Truthfully I’m not sure but one aspect of the physical media era was that it was identical in all the ways supposedly important to the new regulations: no matter where you bought the game from, the console maker always got a significant percentage of the money and had ultimate control over who had access to the console market. Sure there was the veneer of having bought the game from a different store, but you were still really always buying from the console maker. It’s why originally console games even cost more than PC games until it was realized that console gaming had sufficiently anchored the price of buying games in general and PC gaming “caught up”.
 
Truthfully I’m not sure but one aspect of the physical media era was that it was identical in all the ways supposedly important to the new regulations: no matter where you bought the game from, the console maker always got a significant percentage of the money and had ultimate control over who had access to the console market.
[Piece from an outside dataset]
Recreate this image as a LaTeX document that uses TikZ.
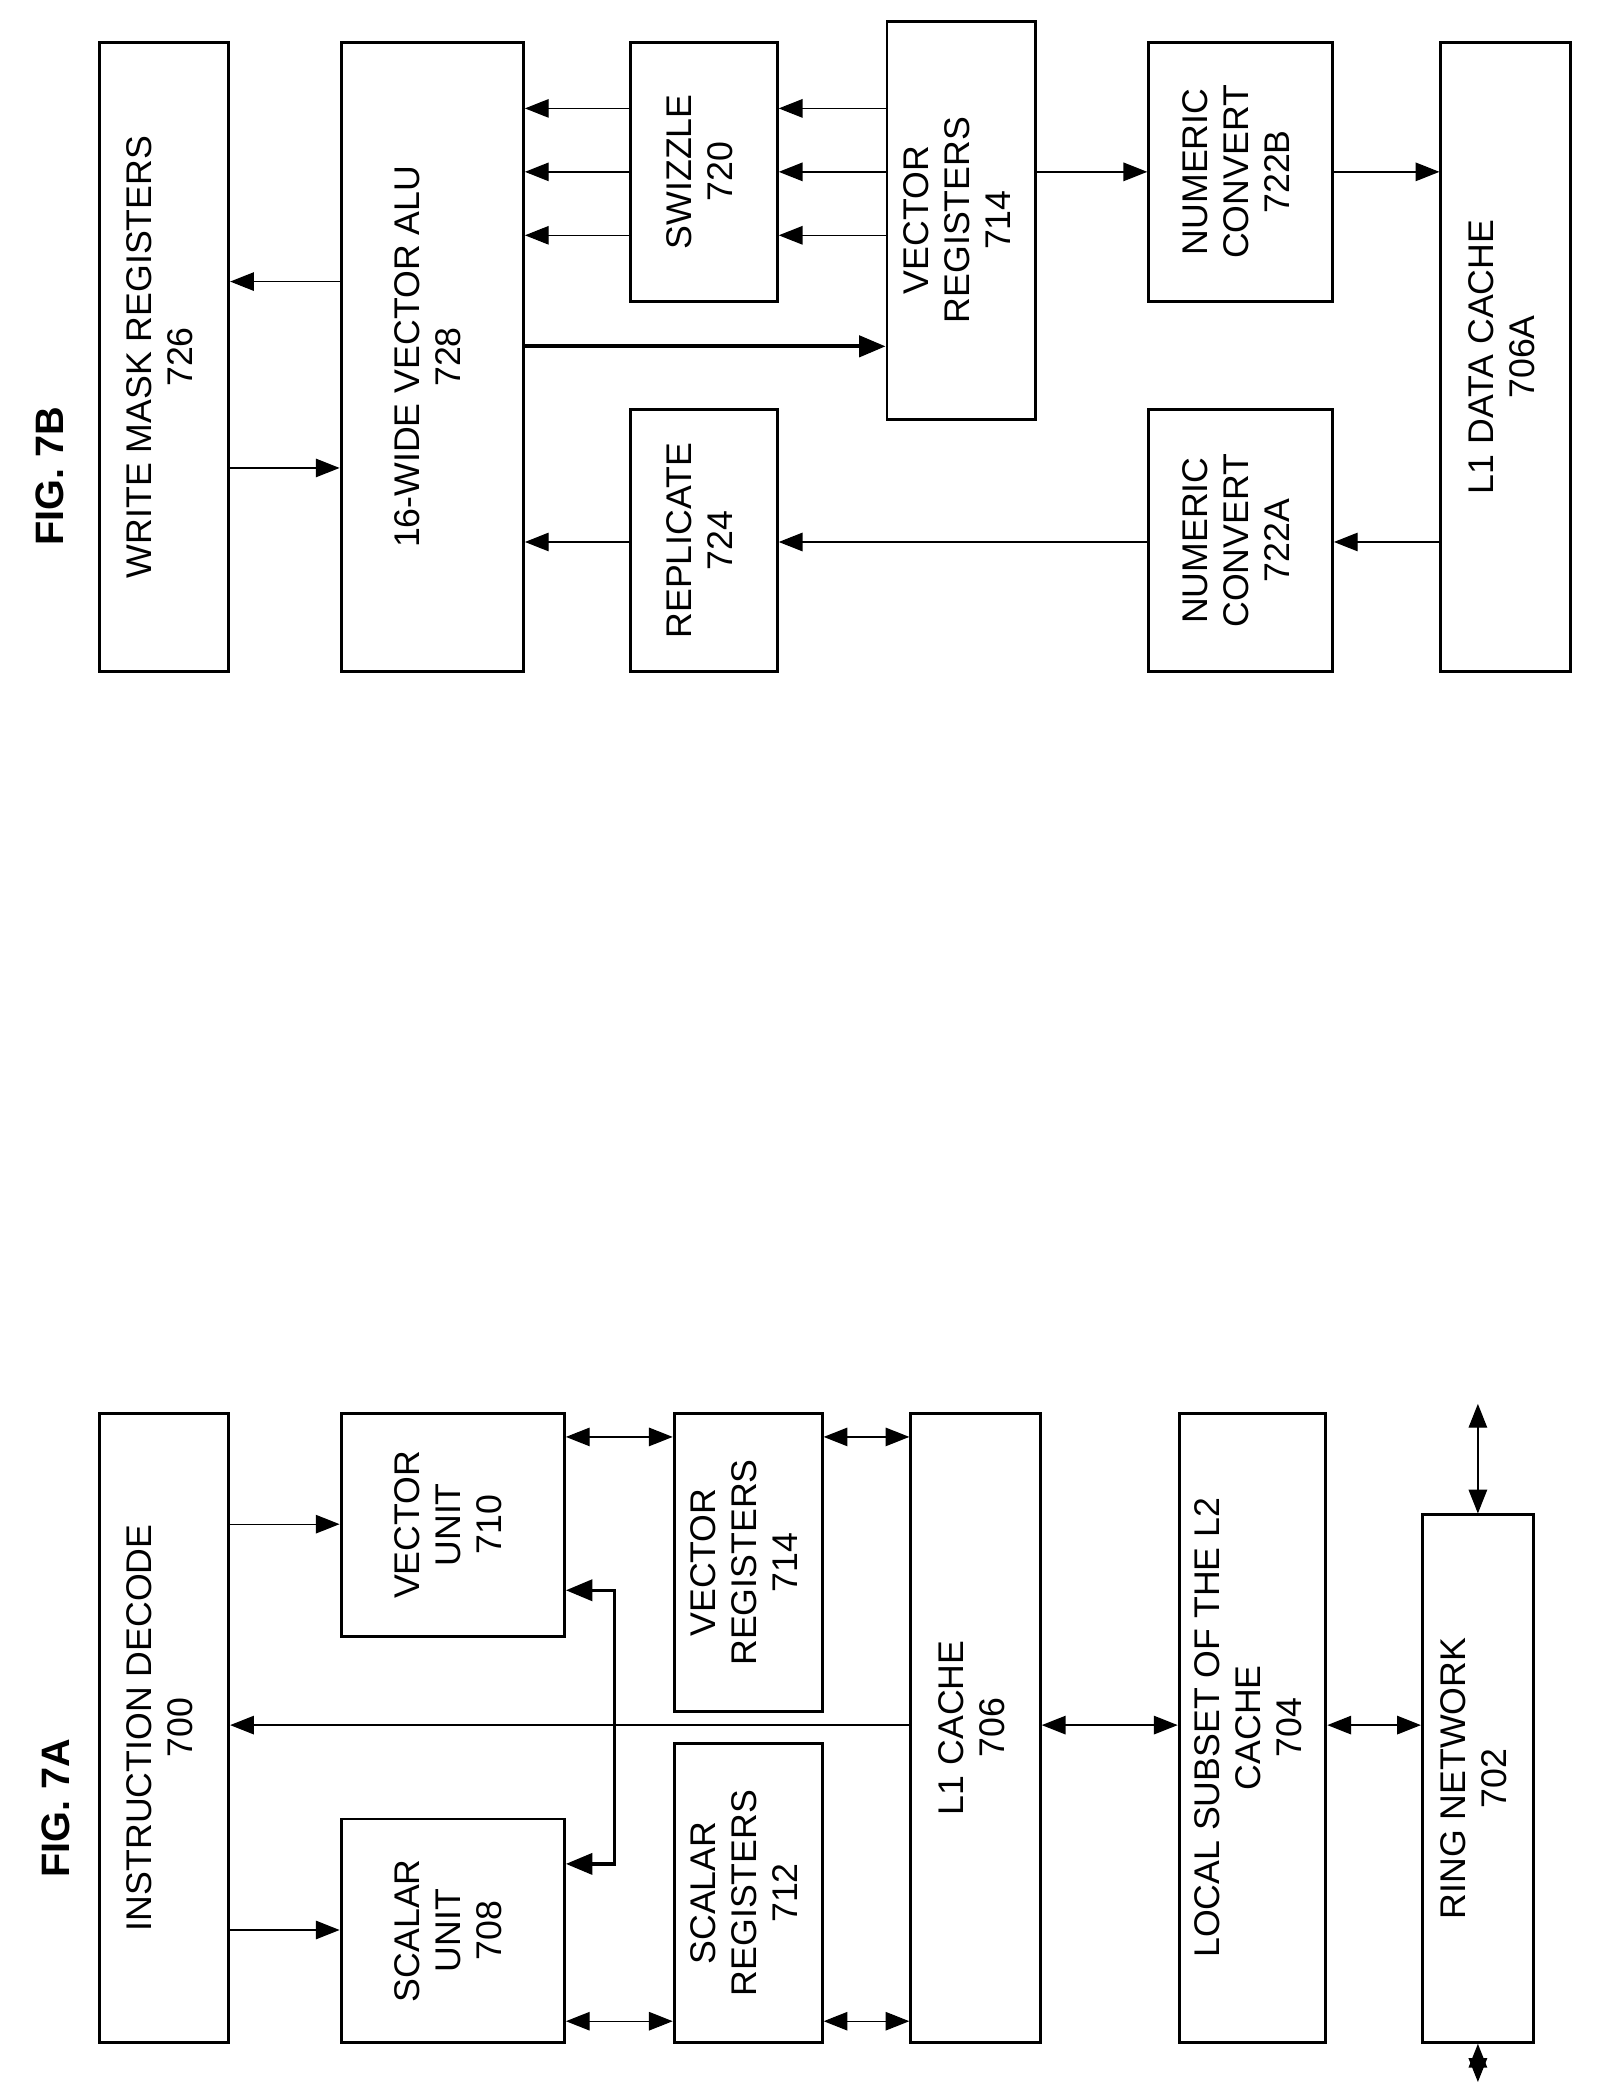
\documentclass[tikz,border=0pt]{standalone}
\usepackage{fontspec}
\setmainfont{Liberation Sans}
\usetikzlibrary{arrows.meta}
\newcommand\bx[6]{%
 \pgfmathsetmacro\cxx{(#2+#4)/2}\pgfmathsetmacro\cyy{-(#3+#5)/2}%
 \pgfmathsetmacro\ww{#4-#2}\pgfmathsetmacro\hh{#5-#3}%
 \node[box,minimum width=\ww pt,minimum height=\hh pt] (#1) at (\cxx pt,\cyy pt) {\rotatebox{90}{\begin{tabular}{@{}c@{}}#6\end{tabular}}};}
\begin{document}
\begin{tikzpicture}[x=1pt,y=1pt,
 box/.style={draw,line width=2.2pt,inner sep=0pt,font=\fontsize{27}{31}\selectfont},
 arr/.style={line width=1pt,-{Triangle[length=18pt,width=14pt]}},
 darr/.style={line width=1pt,{Triangle[length=18pt,width=14pt]}-{Triangle[length=18pt,width=14pt]}},
 thk/.style={line width=3pt,-{Triangle[length=20pt,width=16pt]}},
 lbl/.style={font=\fontsize{30}{34}\selectfont\bfseries,rotate=90}]
\useasboundingbox (0,0) rectangle (1210,-1575);
% FIG 7B
\node[lbl] (f7b) at (38,-360) {FIG. 7B};
\bx{wmr}{75}{32}{173}{508}{WRITE MASK REGISTERS\\726}
\bx{alu}{258}{32}{396}{508}{16-WIDE VECTOR ALU\\728}
\bx{swz}{477}{32}{588}{228}{SWIZZLE\\720}
\bx{vrb}{671}{16}{783}{317}{VECTOR\\REGISTERS\\714}
\bx{rep}{477}{310}{588}{508}{REPLICATE\\724}
\bx{ncb}{869}{32}{1008}{228}{NUMERIC\\CONVERT\\722B}
\bx{nca}{869}{310}{1008}{508}{NUMERIC\\CONVERT\\722A}
\bx{l1d}{1090}{32}{1188}{508}{L1 DATA CACHE\\706A}
\draw[arr] (alu.west |- 0,-213) -- (wmr.east |- 0,-213);
\draw[arr] (wmr.east |- 0,-354) -- (alu.west |- 0,-354);
\foreach \yy in {82,130,178}{
 \draw[arr] (swz.west |- 0,-\yy) -- (alu.east |- 0,-\yy);
 \draw[arr] (vrb.west |- 0,-\yy) -- (swz.east |- 0,-\yy);}
\draw[thk] (alu.east |- 0,-262) -- (vrb.west |- 0,-262);
\draw[arr] (vrb.east |- 0,-130) -- (ncb.west |- 0,-130);
\draw[arr] (ncb.east |- 0,-130) -- (l1d.west |- 0,-130);
\draw[arr] (l1d.west |- 0,-410) -- (nca.east |- 0,-410);
\draw[arr] (nca.west |- 0,-410) -- (rep.east |- 0,-410);
\draw[arr] (rep.west |- 0,-410) -- (alu.east |- 0,-410);
% FIG 7A
\node[lbl] (f7a) at (42,-1368) {FIG. 7A};
\bx{id}{75}{1069}{173}{1545}{INSTRUCTION DECODE\\700}
\bx{vu}{258}{1069}{427}{1238}{VECTOR\\UNIT\\710}
\bx{su}{258}{1376}{427}{1545}{SCALAR\\UNIT\\708}
\bx{vra}{510}{1069}{622}{1295}{VECTOR\\REGISTERS\\714}
\bx{sr}{510}{1319}{622}{1545}{SCALAR\\REGISTERS\\712}
\bx{l1}{689}{1069}{787}{1545}{L1 CACHE\\706}
\bx{l2}{892}{1069}{1003}{1545}{LOCAL SUBSET OF THE L2\\CACHE\\704}
\bx{ring}{1076}{1146}{1160}{1545}{RING NETWORK\\702}
\coordinate (rt) at (1118,-1062);
\coordinate (rb) at (1118,-1575);
\draw[arr] (id.east |- 0,-1153) -- (vu.west |- 0,-1153);
\draw[arr] (id.east |- 0,-1460) -- (su.west |- 0,-1460);
\draw[arr] (l1.west |- 0,-1305) -- (id.east |- 0,-1305);
\draw[darr] (vu.east |- 0,-1087) -- (vra.west |- 0,-1087);
\draw[darr] (su.east |- 0,-1529) -- (sr.west |- 0,-1529);
\draw[darr] (vra.east |- 0,-1087) -- (l1.west |- 0,-1087);
\draw[darr] (sr.east |- 0,-1529) -- (l1.west |- 0,-1529);
\draw[darr] (l1.east |- 0,-1305) -- (l2.west |- 0,-1305);
\draw[darr] (l2.east |- 0,-1305) -- (ring.west |- 0,-1305);
\draw[darr] (rt) -- (ring.north);
\draw[darr] (ring.south) -- (rb);
\draw[line width=2.5pt,{Triangle[length=20pt,width=16pt]}-{Triangle[length=20pt,width=16pt]}]
 (vu.east |- 0,-1203) -| (465,-1306) |- (su.east |- 0,-1410);
\end{tikzpicture}
\end{document}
Sure there was the veneer of having bought the game from a different store, but you were still really always buying from the console maker. It’s why originally console games even cost more than PC games until it was realized that console gaming had sufficiently anchored the price and PC gaming “caught up”.

Not to mention Egghead or CompUSA or whatever taking their 70%.
 
Not to mention Egghead or CompUSA or whatever taking their 70%.
I wondered about that. Did Activision pay CompUSA/Egghead to carry World of Warcraft, or did CompUSA/Egghead buy the game at a wholesale rate then sell it at MSRP and pocket the difference?
 
I wondered about that. Did Activision pay CompUSA/Egghead to carry World of Warcraft, or did CompUSA/Egghead buy the game at a wholesale rate then sell it at MSRP and pocket the difference?
I *believe* they were bought at wholesale and it wasn’t a “auction of shelfspace”-type deal, which explained some of the dynamics (bargain bins, difficulty for new publishers with no track record getting into the stores, etc.). I remember reading an article that explained it all, but I can’t find it now.